The listing below is to be output in its exact form.

====================

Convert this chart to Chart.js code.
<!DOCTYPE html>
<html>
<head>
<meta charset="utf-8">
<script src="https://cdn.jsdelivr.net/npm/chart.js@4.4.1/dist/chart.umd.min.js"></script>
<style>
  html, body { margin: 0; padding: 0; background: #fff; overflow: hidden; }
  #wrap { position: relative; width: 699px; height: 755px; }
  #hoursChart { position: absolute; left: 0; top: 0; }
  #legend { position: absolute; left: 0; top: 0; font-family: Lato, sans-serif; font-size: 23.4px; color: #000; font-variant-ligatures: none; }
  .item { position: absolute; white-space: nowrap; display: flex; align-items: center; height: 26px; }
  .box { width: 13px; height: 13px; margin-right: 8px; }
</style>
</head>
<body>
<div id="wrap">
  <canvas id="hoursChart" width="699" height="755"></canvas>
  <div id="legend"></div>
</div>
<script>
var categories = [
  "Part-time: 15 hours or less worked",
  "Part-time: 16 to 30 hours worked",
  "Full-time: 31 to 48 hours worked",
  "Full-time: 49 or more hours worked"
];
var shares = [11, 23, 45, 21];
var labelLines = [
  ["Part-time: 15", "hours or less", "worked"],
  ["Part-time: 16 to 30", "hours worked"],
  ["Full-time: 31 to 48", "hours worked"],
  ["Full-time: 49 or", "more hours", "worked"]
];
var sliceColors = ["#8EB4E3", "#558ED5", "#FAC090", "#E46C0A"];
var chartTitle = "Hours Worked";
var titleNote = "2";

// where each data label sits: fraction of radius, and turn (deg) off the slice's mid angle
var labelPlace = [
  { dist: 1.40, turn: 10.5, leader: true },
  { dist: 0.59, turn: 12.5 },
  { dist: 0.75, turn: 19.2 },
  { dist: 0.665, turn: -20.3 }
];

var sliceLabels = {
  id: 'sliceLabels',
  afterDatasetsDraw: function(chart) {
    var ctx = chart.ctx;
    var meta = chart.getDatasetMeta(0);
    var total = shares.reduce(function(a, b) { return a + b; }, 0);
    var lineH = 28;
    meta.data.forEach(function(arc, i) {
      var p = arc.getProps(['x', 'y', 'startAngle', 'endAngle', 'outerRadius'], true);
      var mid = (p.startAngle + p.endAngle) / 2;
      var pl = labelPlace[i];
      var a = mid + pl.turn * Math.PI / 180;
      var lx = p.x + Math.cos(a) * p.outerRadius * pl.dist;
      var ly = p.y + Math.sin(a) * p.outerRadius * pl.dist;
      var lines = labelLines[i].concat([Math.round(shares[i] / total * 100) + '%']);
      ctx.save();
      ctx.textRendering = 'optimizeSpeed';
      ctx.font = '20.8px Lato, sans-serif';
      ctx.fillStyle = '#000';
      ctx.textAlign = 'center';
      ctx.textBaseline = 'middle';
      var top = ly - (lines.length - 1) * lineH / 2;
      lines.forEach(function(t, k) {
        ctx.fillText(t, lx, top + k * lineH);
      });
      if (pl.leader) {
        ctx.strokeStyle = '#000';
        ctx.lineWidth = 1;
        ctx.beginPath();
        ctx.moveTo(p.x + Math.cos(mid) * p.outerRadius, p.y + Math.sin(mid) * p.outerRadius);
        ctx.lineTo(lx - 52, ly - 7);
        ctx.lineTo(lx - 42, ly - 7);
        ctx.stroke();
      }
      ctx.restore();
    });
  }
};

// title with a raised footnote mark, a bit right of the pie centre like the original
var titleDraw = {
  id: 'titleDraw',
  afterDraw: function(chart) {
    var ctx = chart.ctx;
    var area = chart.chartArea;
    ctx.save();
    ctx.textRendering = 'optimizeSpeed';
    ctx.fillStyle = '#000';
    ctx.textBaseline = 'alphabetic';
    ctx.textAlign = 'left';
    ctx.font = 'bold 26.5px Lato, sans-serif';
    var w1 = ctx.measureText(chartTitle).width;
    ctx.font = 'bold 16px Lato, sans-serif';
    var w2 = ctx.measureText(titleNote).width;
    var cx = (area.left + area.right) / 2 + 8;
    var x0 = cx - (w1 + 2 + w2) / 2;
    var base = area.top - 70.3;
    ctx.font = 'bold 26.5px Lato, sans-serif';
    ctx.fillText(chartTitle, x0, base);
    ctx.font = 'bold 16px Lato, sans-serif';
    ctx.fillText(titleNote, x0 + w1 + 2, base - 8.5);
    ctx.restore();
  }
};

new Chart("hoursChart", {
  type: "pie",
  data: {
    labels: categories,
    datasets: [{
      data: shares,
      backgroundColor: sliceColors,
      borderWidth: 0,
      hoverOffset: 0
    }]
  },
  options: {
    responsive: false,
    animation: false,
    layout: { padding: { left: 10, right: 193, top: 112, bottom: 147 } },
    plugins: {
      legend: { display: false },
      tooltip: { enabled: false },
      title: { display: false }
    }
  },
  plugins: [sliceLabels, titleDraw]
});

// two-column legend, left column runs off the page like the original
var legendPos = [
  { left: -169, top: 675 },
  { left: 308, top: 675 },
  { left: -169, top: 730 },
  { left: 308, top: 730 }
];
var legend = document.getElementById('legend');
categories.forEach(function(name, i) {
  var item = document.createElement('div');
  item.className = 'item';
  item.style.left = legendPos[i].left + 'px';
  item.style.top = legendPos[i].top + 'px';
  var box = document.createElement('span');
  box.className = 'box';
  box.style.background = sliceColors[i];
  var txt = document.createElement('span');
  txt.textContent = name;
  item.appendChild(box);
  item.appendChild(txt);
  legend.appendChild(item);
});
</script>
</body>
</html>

====================

• Written response:
Convert this chart to Chart.js code.
<!DOCTYPE html>
<html>
<head>
<meta charset="utf-8">
<script src="https://cdn.jsdelivr.net/npm/chart.js@4.4.1/dist/chart.umd.min.js"></script>
<style>
  html, body { margin: 0; padding: 0; background: #fff; overflow: hidden; }
  #wrap { position: relative; width: 699px; height: 755px; }
  #hoursChart { position: absolute; left: 0; top: 0; }
  #legend { position: absolute; left: 0; top: 0; font-family: Lato, sans-serif; font-size: 23.4px; color: #000; font-variant-ligatures: none; }
  .item { position: absolute; white-space: nowrap; display: flex; align-items: center; height: 26px; }
  .box { width: 13px; height: 13px; margin-right: 8px; }
</style>
</head>
<body>
<div id="wrap">
  <canvas id="hoursChart" width="699" height="755"></canvas>
  <div id="legend"></div>
</div>
<script>
var categories = [
  "Part-time: 15 hours or less worked",
  "Part-time: 16 to 30 hours worked",
  "Full-time: 31 to 48 hours worked",
  "Full-time: 49 or more hours worked"
];
var shares = [11, 23, 45, 21];
var labelLines = [
  ["Part-time: 15", "hours or less", "worked"],
  ["Part-time: 16 to 30", "hours worked"],
  ["Full-time: 31 to 48", "hours worked"],
  ["Full-time: 49 or", "more hours", "worked"]
];
var sliceColors = ["#8EB4E3", "#558ED5", "#FAC090", "#E46C0A"];
var chartTitle = "Hours Worked";
var titleNote = "2";

// where each data label sits: fraction of radius, and turn (deg) off the slice's mid angle
var labelPlace = [
  { dist: 1.40, turn: 10.5, leader: true },
  { dist: 0.59, turn: 12.5 },
  { dist: 0.75, turn: 19.2 },
  { dist: 0.665, turn: -20.3 }
];

var sliceLabels = {
  id: 'sliceLabels',
  afterDatasetsDraw: function(chart) {
    var ctx = chart.ctx;
    var meta = chart.getDatasetMeta(0);
    var total = shares.reduce(function(a, b) { return a + b; }, 0);
    var lineH = 28;
    meta.data.forEach(function(arc, i) {
      var p = arc.getProps(['x', 'y', 'startAngle', 'endAngle', 'outerRadius'], true);
      var mid = (p.startAngle + p.endAngle) / 2;
      var pl = labelPlace[i];
      var a = mid + pl.turn * Math.PI / 180;
      var lx = p.x + Math.cos(a) * p.outerRadius * pl.dist;
      var ly = p.y + Math.sin(a) * p.outerRadius * pl.dist;
      var lines = labelLines[i].concat([Math.round(shares[i] / total * 100) + '%']);
      ctx.save();
      ctx.textRendering = 'optimizeSpeed';
      ctx.font = '20.8px Lato, sans-serif';
      ctx.fillStyle = '#000';
      ctx.textAlign = 'center';
      ctx.textBaseline = 'middle';
      var top = ly - (lines.length - 1) * lineH / 2;
      lines.forEach(function(t, k) {
        ctx.fillText(t, lx, top + k * lineH);
      });
      if (pl.leader) {
        ctx.strokeStyle = '#000';
        ctx.lineWidth = 1;
        ctx.beginPath();
        ctx.moveTo(p.x + Math.cos(mid) * p.outerRadius, p.y + Math.sin(mid) * p.outerRadius);
        ctx.lineTo(lx - 52, ly - 7);
        ctx.lineTo(lx - 42, ly - 7);
        ctx.stroke();
      }
      ctx.restore();
    });
  }
};

// title with a raised footnote mark, a bit right of the pie centre like the original
var titleDraw = {
  id: 'titleDraw',
  afterDraw: function(chart) {
    var ctx = chart.ctx;
    var area = chart.chartArea;
    ctx.save();
    ctx.textRendering = 'optimizeSpeed';
    ctx.fillStyle = '#000';
    ctx.textBaseline = 'alphabetic';
    ctx.textAlign = 'left';
    ctx.font = 'bold 26.5px Lato, sans-serif';
    var w1 = ctx.measureText(chartTitle).width;
    ctx.font = 'bold 16px Lato, sans-serif';
    var w2 = ctx.measureText(titleNote).width;
    var cx = (area.left + area.right) / 2 + 8;
    var x0 = cx - (w1 + 2 + w2) / 2;
    var base = area.top - 70.3;
    ctx.font = 'bold 26.5px Lato, sans-serif';
    ctx.fillText(chartTitle, x0, base);
    ctx.font = 'bold 16px Lato, sans-serif';
    ctx.fillText(titleNote, x0 + w1 + 2, base - 8.5);
    ctx.restore();
  }
};

new Chart("hoursChart", {
  type: "pie",
  data: {
    labels: categories,
    datasets: [{
      data: shares,
      backgroundColor: sliceColors,
      borderWidth: 0,
      hoverOffset: 0
    }]
  },
  options: {
    responsive: false,
    animation: false,
    layout: { padding: { left: 10, right: 193, top: 112, bottom: 147 } },
    plugins: {
      legend: { display: false },
      tooltip: { enabled: false },
      title: { display: false }
    }
  },
  plugins: [sliceLabels, titleDraw]
});

// two-column legend, left column runs off the page like the original
var legendPos = [
  { left: -169, top: 675 },
  { left: 308, top: 675 },
  { left: -169, top: 730 },
  { left: 308, top: 730 }
];
var legend = document.getElementById('legend');
categories.forEach(function(name, i) {
  var item = document.createElement('div');
  item.className = 'item';
  item.style.left = legendPos[i].left + 'px';
  item.style.top = legendPos[i].top + 'px';
  var box = document.createElement('span');
  box.className = 'box';
  box.style.background = sliceColors[i];
  var txt = document.createElement('span');
  txt.textContent = name;
  item.appendChild(box);
  item.appendChild(txt);
  legend.appendChild(item);
});
</script>
</body>
</html>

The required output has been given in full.